## Problem details
Copy the data that follows exactly. Include no pictures.
## Begin
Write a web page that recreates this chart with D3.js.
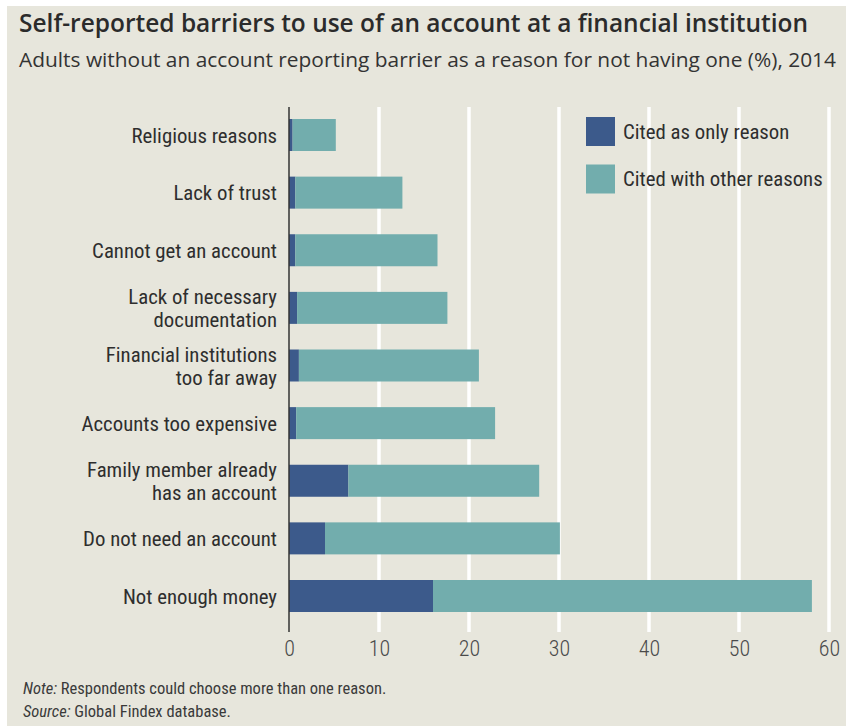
<!DOCTYPE html>
<html>
<head>
<meta charset="utf-8">
<script src="https://cdn.jsdelivr.net/npm/d3@7"></script>
<style>
  html, body { margin: 0; padding: 0; background: #ffffff; }
  svg { display: block; }
</style>
</head>
<body>
<script>
// Barriers to account ownership, Global Findex 2014 (% of adults without an account)
const categories = [
  "Religious reasons",
  "Lack of trust",
  "Cannot get an account",
  "Lack of necessary\ndocumentation",
  "Financial institutions\ntoo far away",
  "Accounts too expensive",
  "Family member already\nhas an account",
  "Do not need an account",
  "Not enough money"
];
const onlyReason       = [0.4, 0.7, 0.7, 0.9, 1.1, 0.8, 6.6, 4.0, 16.0];
const withOtherReasons = [4.8, 11.9, 15.8, 16.7, 20.0, 22.1, 21.2, 26.1, 42.1];
const seriesNames = ["Cited as only reason", "Cited with other reasons"];
const xTicks = [0, 10, 20, 30, 40, 50, 60];

const W = 846, H = 726;
const colors = { only: "#3c5a8b", other: "#72adad", bg: "#e7e6dc", text: "#2e2e2e" };
const narrow = "'Liberation Sans Narrow', 'Arial Narrow', 'Roboto Condensed', sans-serif";
const heading = "'Open Sans', 'Noto Sans', sans-serif";
const labelSize = 20.8;

const svg = d3.select("body").append("svg").attr("width", W).attr("height", H);

svg.append("rect").attr("x", 7).attr("y", 6).attr("width", W - 7).attr("height", H - 6)
  .attr("fill", colors.bg);

// Title block
svg.append("text").attr("x", 19).attr("y", 32)
  .attr("font-family", heading).attr("font-weight", 600).attr("font-size", 25)
  .attr("fill", "#2b2b2b")
  .attr("textLength", 789).attr("lengthAdjust", "spacingAndGlyphs")
  .text("Self-reported barriers to use of an account at a financial institution");

svg.append("text").attr("x", 19).attr("y", 67)
  .attr("font-family", heading).attr("font-size", 20.5)
  .attr("fill", "#333")
  .attr("textLength", 817).attr("lengthAdjust", "spacingAndGlyphs")
  .text("Adults without an account reporting barrier as a reason for not having one (%), 2014");

// Scales
const x = d3.scaleLinear().domain([0, 60]).range([289, 829]);
const y = d3.scalePoint().domain(categories).range([135, 596]);
const barH = 32;
const plotTop = 107, plotBottom = 632;

// Vertical white gridlines
svg.append("g").selectAll("line")
  .data(xTicks.filter(d => d > 0))
  .join("line")
  .attr("x1", d => x(d)).attr("x2", d => x(d))
  .attr("y1", plotTop).attr("y2", plotBottom)
  .attr("stroke", "#ffffff").attr("stroke-width", 3.5);

// Stacked bars
const rows = categories.map((c, i) => ({ cat: c, only: onlyReason[i], other: withOtherReasons[i] }));
const stack = d3.stack().keys(["only", "other"])(rows);
const fills = [colors.only, colors.other];

svg.append("g").selectAll("g")
  .data(stack)
  .join("g")
  .attr("fill", (d, i) => fills[i])
  .selectAll("rect")
  .data(d => d)
  .join("rect")
  .attr("x", d => x(d[0]))
  .attr("width", d => x(d[1]) - x(d[0]))
  .attr("y", d => y(d.data.cat) - barH / 2)
  .attr("height", barH);

// Category axis line
svg.append("line")
  .attr("x1", x(0)).attr("x2", x(0))
  .attr("y1", plotTop).attr("y2", plotBottom)
  .attr("stroke", "#333").attr("stroke-width", 1.5);

// Category labels (right-aligned, one or two lines)
const lab = svg.append("g")
  .attr("font-family", narrow).attr("font-size", labelSize)
  .attr("fill", colors.text).attr("text-anchor", "end");
categories.forEach(c => {
  const lines = c.split("\n");
  const lh = 23;
  const t = lab.append("text").attr("x", 277);
  lines.forEach((ln, k) => {
    t.append("tspan").attr("x", 277)
      .attr("y", y(c) + 7.5 + (k - (lines.length - 1) / 2) * lh)
      .text(ln);
  });
});

// Value axis
const xAxis = d3.axisBottom(x).tickValues(xTicks).tickSize(0).tickPadding(8)
  .tickFormat(d3.format("d"));
const ax = svg.append("g").attr("transform", `translate(0,${plotBottom})`).call(xAxis);
ax.select(".domain").remove();
ax.selectAll("text")
  .attr("font-family", narrow).attr("font-size", 22)
  .attr("font-weight", 300)
  .attr("fill", "#4a4a4a");

// Legend
const leg = svg.append("g");
seriesNames.forEach((name, i) => {
  const ly = 117 + i * 47.5;
  leg.append("rect").attr("x", 586).attr("y", ly).attr("width", 29).attr("height", 29)
    .attr("fill", fills[i]);
  leg.append("text").attr("x", 623).attr("y", ly + 21.5)
    .attr("font-family", narrow).attr("font-size", labelSize).attr("fill", colors.text)
    .text(name);
});

// Notes
const notes = svg.append("g").attr("font-family", narrow).attr("font-size", 16.5).attr("fill", "#3a3a3a");
const n1 = notes.append("text").attr("x", 23).attr("y", 694);
n1.append("tspan").attr("font-style", "italic").text("Note:");
n1.append("tspan").text(" Respondents could choose more than one reason.");
const n2 = notes.append("text").attr("x", 23).attr("y", 717);
n2.append("tspan").attr("font-style", "italic").text("Source:");
n2.append("tspan").text(" Global Findex database.");
</script>
</body>
</html>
## End
## Output of the exercise
Write a web page that recreates this chart with D3.js.
<!DOCTYPE html>
<html>
<head>
<meta charset="utf-8">
<script src="https://cdn.jsdelivr.net/npm/d3@7"></script>
<style>
  html, body { margin: 0; padding: 0; background: #ffffff; }
  svg { display: block; }
</style>
</head>
<body>
<script>
// Barriers to account ownership, Global Findex 2014 (% of adults without an account)
const categories = [
  "Religious reasons",
  "Lack of trust",
  "Cannot get an account",
  "Lack of necessary\ndocumentation",
  "Financial institutions\ntoo far away",
  "Accounts too expensive",
  "Family member already\nhas an account",
  "Do not need an account",
  "Not enough money"
];
const onlyReason       = [0.4, 0.7, 0.7, 0.9, 1.1, 0.8, 6.6, 4.0, 16.0];
const withOtherReasons = [4.8, 11.9, 15.8, 16.7, 20.0, 22.1, 21.2, 26.1, 42.1];
const seriesNames = ["Cited as only reason", "Cited with other reasons"];
const xTicks = [0, 10, 20, 30, 40, 50, 60];

const W = 846, H = 726;
const colors = { only: "#3c5a8b", other: "#72adad", bg: "#e7e6dc", text: "#2e2e2e" };
const narrow = "'Liberation Sans Narrow', 'Arial Narrow', 'Roboto Condensed', sans-serif";
const heading = "'Open Sans', 'Noto Sans', sans-serif";
const labelSize = 20.8;

const svg = d3.select("body").append("svg").attr("width", W).attr("height", H);

svg.append("rect").attr("x", 7).attr("y", 6).attr("width", W - 7).attr("height", H - 6)
  .attr("fill", colors.bg);

// Title block
svg.append("text").attr("x", 19).attr("y", 32)
  .attr("font-family", heading).attr("font-weight", 600).attr("font-size", 25)
  .attr("fill", "#2b2b2b")
  .attr("textLength", 789).attr("lengthAdjust", "spacingAndGlyphs")
  .text("Self-reported barriers to use of an account at a financial institution");

svg.append("text").attr("x", 19).attr("y", 67)
  .attr("font-family", heading).attr("font-size", 20.5)
  .attr("fill", "#333")
  .attr("textLength", 817).attr("lengthAdjust", "spacingAndGlyphs")
  .text("Adults without an account reporting barrier as a reason for not having one (%), 2014");

// Scales
const x = d3.scaleLinear().domain([0, 60]).range([289, 829]);
const y = d3.scalePoint().domain(categories).range([135, 596]);
const barH = 32;
const plotTop = 107, plotBottom = 632;

// Vertical white gridlines
svg.append("g").selectAll("line")
  .data(xTicks.filter(d => d > 0))
  .join("line")
  .attr("x1", d => x(d)).attr("x2", d => x(d))
  .attr("y1", plotTop).attr("y2", plotBottom)
  .attr("stroke", "#ffffff").attr("stroke-width", 3.5);

// Stacked bars
const rows = categories.map((c, i) => ({ cat: c, only: onlyReason[i], other: withOtherReasons[i] }));
const stack = d3.stack().keys(["only", "other"])(rows);
const fills = [colors.only, colors.other];

svg.append("g").selectAll("g")
  .data(stack)
  .join("g")
  .attr("fill", (d, i) => fills[i])
  .selectAll("rect")
  .data(d => d)
  .join("rect")
  .attr("x", d => x(d[0]))
  .attr("width", d => x(d[1]) - x(d[0]))
  .attr("y", d => y(d.data.cat) - barH / 2)
  .attr("height", barH);

// Category axis line
svg.append("line")
  .attr("x1", x(0)).attr("x2", x(0))
  .attr("y1", plotTop).attr("y2", plotBottom)
  .attr("stroke", "#333").attr("stroke-width", 1.5);

// Category labels (right-aligned, one or two lines)
const lab = svg.append("g")
  .attr("font-family", narrow).attr("font-size", labelSize)
  .attr("fill", colors.text).attr("text-anchor", "end");
categories.forEach(c => {
  const lines = c.split("\n");
  const lh = 23;
  const t = lab.append("text").attr("x", 277);
  lines.forEach((ln, k) => {
    t.append("tspan").attr("x", 277)
      .attr("y", y(c) + 7.5 + (k - (lines.length - 1) / 2) * lh)
      .text(ln);
  });
});

// Value axis
const xAxis = d3.axisBottom(x).tickValues(xTicks).tickSize(0).tickPadding(8)
  .tickFormat(d3.format("d"));
const ax = svg.append("g").attr("transform", `translate(0,${plotBottom})`).call(xAxis);
ax.select(".domain").remove();
ax.selectAll("text")
  .attr("font-family", narrow).attr("font-size", 22)
  .attr("font-weight", 300)
  .attr("fill", "#4a4a4a");

// Legend
const leg = svg.append("g");
seriesNames.forEach((name, i) => {
  const ly = 117 + i * 47.5;
  leg.append("rect").attr("x", 586).attr("y", ly).attr("width", 29).attr("height", 29)
    .attr("fill", fills[i]);
  leg.append("text").attr("x", 623).attr("y", ly + 21.5)
    .attr("font-family", narrow).attr("font-size", labelSize).attr("fill", colors.text)
    .text(name);
});

// Notes
const notes = svg.append("g").attr("font-family", narrow).attr("font-size", 16.5).attr("fill", "#3a3a3a");
const n1 = notes.append("text").attr("x", 23).attr("y", 694);
n1.append("tspan").attr("font-style", "italic").text("Note:");
n1.append("tspan").text(" Respondents could choose more than one reason.");
const n2 = notes.append("text").attr("x", 23).attr("y", 717);
n2.append("tspan").attr("font-style", "italic").text("Source:");
n2.append("tspan").text(" Global Findex database.");
</script>
</body>
</html>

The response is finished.